──────── Data ────────

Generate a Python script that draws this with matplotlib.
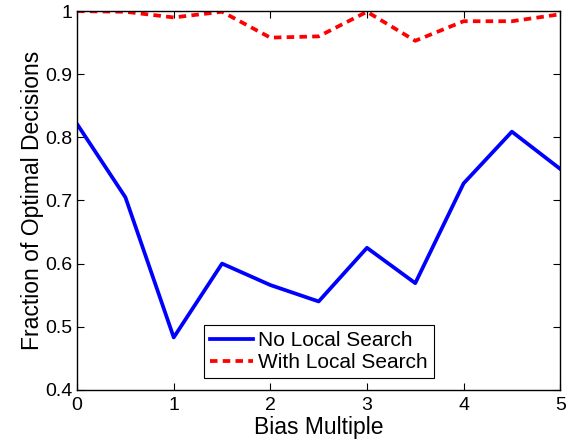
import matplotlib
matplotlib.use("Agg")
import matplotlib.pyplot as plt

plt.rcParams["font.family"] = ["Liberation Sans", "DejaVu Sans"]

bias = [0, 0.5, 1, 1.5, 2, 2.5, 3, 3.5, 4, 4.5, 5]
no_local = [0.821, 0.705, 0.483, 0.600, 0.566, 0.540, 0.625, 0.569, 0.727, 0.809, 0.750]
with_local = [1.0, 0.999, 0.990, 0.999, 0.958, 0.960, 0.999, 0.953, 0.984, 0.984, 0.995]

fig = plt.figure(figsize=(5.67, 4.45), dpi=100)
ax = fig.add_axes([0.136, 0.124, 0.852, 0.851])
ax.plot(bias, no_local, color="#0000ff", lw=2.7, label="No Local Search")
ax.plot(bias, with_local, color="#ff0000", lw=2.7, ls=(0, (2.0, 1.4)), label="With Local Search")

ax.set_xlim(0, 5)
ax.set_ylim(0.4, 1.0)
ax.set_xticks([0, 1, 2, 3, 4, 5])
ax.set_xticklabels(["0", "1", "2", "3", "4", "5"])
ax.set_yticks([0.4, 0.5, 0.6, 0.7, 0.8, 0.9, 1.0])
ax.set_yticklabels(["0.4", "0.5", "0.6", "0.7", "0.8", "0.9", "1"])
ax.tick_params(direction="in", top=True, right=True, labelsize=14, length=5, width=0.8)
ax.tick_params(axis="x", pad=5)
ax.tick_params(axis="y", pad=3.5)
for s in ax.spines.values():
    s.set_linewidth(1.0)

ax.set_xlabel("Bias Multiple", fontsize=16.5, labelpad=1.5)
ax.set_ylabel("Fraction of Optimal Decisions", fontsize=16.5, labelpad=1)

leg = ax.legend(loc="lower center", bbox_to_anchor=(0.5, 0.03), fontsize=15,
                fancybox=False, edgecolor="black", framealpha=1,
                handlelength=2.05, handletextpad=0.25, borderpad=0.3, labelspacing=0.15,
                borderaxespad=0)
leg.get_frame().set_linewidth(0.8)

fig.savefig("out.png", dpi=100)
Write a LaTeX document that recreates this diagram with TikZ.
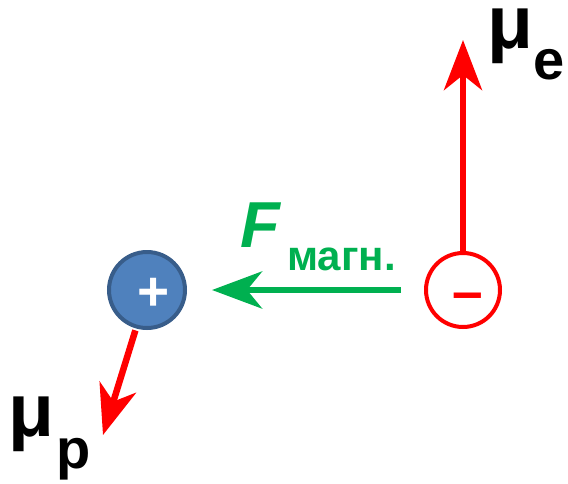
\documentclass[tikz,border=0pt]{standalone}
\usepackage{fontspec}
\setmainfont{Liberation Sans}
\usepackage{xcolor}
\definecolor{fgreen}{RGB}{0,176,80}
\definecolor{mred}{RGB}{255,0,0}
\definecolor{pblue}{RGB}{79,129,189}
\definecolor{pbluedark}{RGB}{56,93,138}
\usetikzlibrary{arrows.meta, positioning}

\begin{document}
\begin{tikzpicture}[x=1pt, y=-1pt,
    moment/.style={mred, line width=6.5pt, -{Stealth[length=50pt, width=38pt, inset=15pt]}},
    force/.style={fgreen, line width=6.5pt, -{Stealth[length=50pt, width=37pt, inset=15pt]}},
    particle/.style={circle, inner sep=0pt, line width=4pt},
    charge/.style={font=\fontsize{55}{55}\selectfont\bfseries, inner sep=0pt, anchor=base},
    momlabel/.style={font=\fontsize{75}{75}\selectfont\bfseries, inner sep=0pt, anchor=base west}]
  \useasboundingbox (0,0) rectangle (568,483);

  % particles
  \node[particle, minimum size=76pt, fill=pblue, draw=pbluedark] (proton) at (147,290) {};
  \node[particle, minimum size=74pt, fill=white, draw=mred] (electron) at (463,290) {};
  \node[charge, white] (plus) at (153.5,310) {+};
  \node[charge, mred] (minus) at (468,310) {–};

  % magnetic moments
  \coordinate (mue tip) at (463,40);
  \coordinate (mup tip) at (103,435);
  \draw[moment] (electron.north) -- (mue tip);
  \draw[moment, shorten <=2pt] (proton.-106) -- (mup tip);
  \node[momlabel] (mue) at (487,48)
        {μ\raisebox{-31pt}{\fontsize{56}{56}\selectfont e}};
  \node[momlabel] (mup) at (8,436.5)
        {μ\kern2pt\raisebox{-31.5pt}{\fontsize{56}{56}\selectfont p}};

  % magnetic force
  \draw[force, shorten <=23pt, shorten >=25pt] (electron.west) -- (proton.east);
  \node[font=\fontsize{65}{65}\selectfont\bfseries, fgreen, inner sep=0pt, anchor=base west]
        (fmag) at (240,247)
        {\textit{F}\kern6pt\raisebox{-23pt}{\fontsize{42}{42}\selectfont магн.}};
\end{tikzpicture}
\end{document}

────────

_Request_
Go through the material above and print all of it exactly, except the pictures.

_Output_
Generate a Python script that draws this with matplotlib.
import matplotlib
matplotlib.use("Agg")
import matplotlib.pyplot as plt

plt.rcParams["font.family"] = ["Liberation Sans", "DejaVu Sans"]

bias = [0, 0.5, 1, 1.5, 2, 2.5, 3, 3.5, 4, 4.5, 5]
no_local = [0.821, 0.705, 0.483, 0.600, 0.566, 0.540, 0.625, 0.569, 0.727, 0.809, 0.750]
with_local = [1.0, 0.999, 0.990, 0.999, 0.958, 0.960, 0.999, 0.953, 0.984, 0.984, 0.995]

fig = plt.figure(figsize=(5.67, 4.45), dpi=100)
ax = fig.add_axes([0.136, 0.124, 0.852, 0.851])
ax.plot(bias, no_local, color="#0000ff", lw=2.7, label="No Local Search")
ax.plot(bias, with_local, color="#ff0000", lw=2.7, ls=(0, (2.0, 1.4)), label="With Local Search")

ax.set_xlim(0, 5)
ax.set_ylim(0.4, 1.0)
ax.set_xticks([0, 1, 2, 3, 4, 5])
ax.set_xticklabels(["0", "1", "2", "3", "4", "5"])
ax.set_yticks([0.4, 0.5, 0.6, 0.7, 0.8, 0.9, 1.0])
ax.set_yticklabels(["0.4", "0.5", "0.6", "0.7", "0.8", "0.9", "1"])
ax.tick_params(direction="in", top=True, right=True, labelsize=14, length=5, width=0.8)
ax.tick_params(axis="x", pad=5)
ax.tick_params(axis="y", pad=3.5)
for s in ax.spines.values():
    s.set_linewidth(1.0)

ax.set_xlabel("Bias Multiple", fontsize=16.5, labelpad=1.5)
ax.set_ylabel("Fraction of Optimal Decisions", fontsize=16.5, labelpad=1)

leg = ax.legend(loc="lower center", bbox_to_anchor=(0.5, 0.03), fontsize=15,
                fancybox=False, edgecolor="black", framealpha=1,
                handlelength=2.05, handletextpad=0.25, borderpad=0.3, labelspacing=0.15,
                borderaxespad=0)
leg.get_frame().set_linewidth(0.8)

fig.savefig("out.png", dpi=100)
Write a LaTeX document that recreates this diagram with TikZ.
\documentclass[tikz,border=0pt]{standalone}
\usepackage{fontspec}
\setmainfont{Liberation Sans}
\usepackage{xcolor}
\definecolor{fgreen}{RGB}{0,176,80}
\definecolor{mred}{RGB}{255,0,0}
\definecolor{pblue}{RGB}{79,129,189}
\definecolor{pbluedark}{RGB}{56,93,138}
\usetikzlibrary{arrows.meta, positioning}

\begin{document}
\begin{tikzpicture}[x=1pt, y=-1pt,
    moment/.style={mred, line width=6.5pt, -{Stealth[length=50pt, width=38pt, inset=15pt]}},
    force/.style={fgreen, line width=6.5pt, -{Stealth[length=50pt, width=37pt, inset=15pt]}},
    particle/.style={circle, inner sep=0pt, line width=4pt},
    charge/.style={font=\fontsize{55}{55}\selectfont\bfseries, inner sep=0pt, anchor=base},
    momlabel/.style={font=\fontsize{75}{75}\selectfont\bfseries, inner sep=0pt, anchor=base west}]
  \useasboundingbox (0,0) rectangle (568,483);

  % particles
  \node[particle, minimum size=76pt, fill=pblue, draw=pbluedark] (proton) at (147,290) {};
  \node[particle, minimum size=74pt, fill=white, draw=mred] (electron) at (463,290) {};
  \node[charge, white] (plus) at (153.5,310) {+};
  \node[charge, mred] (minus) at (468,310) {–};

  % magnetic moments
  \coordinate (mue tip) at (463,40);
  \coordinate (mup tip) at (103,435);
  \draw[moment] (electron.north) -- (mue tip);
  \draw[moment, shorten <=2pt] (proton.-106) -- (mup tip);
  \node[momlabel] (mue) at (487,48)
        {μ\raisebox{-31pt}{\fontsize{56}{56}\selectfont e}};
  \node[momlabel] (mup) at (8,436.5)
        {μ\kern2pt\raisebox{-31.5pt}{\fontsize{56}{56}\selectfont p}};

  % magnetic force
  \draw[force, shorten <=23pt, shorten >=25pt] (electron.west) -- (proton.east);
  \node[font=\fontsize{65}{65}\selectfont\bfseries, fgreen, inner sep=0pt, anchor=base west]
        (fmag) at (240,247)
        {\textit{F}\kern6pt\raisebox{-23pt}{\fontsize{42}{42}\selectfont магн.}};
\end{tikzpicture}
\end{document}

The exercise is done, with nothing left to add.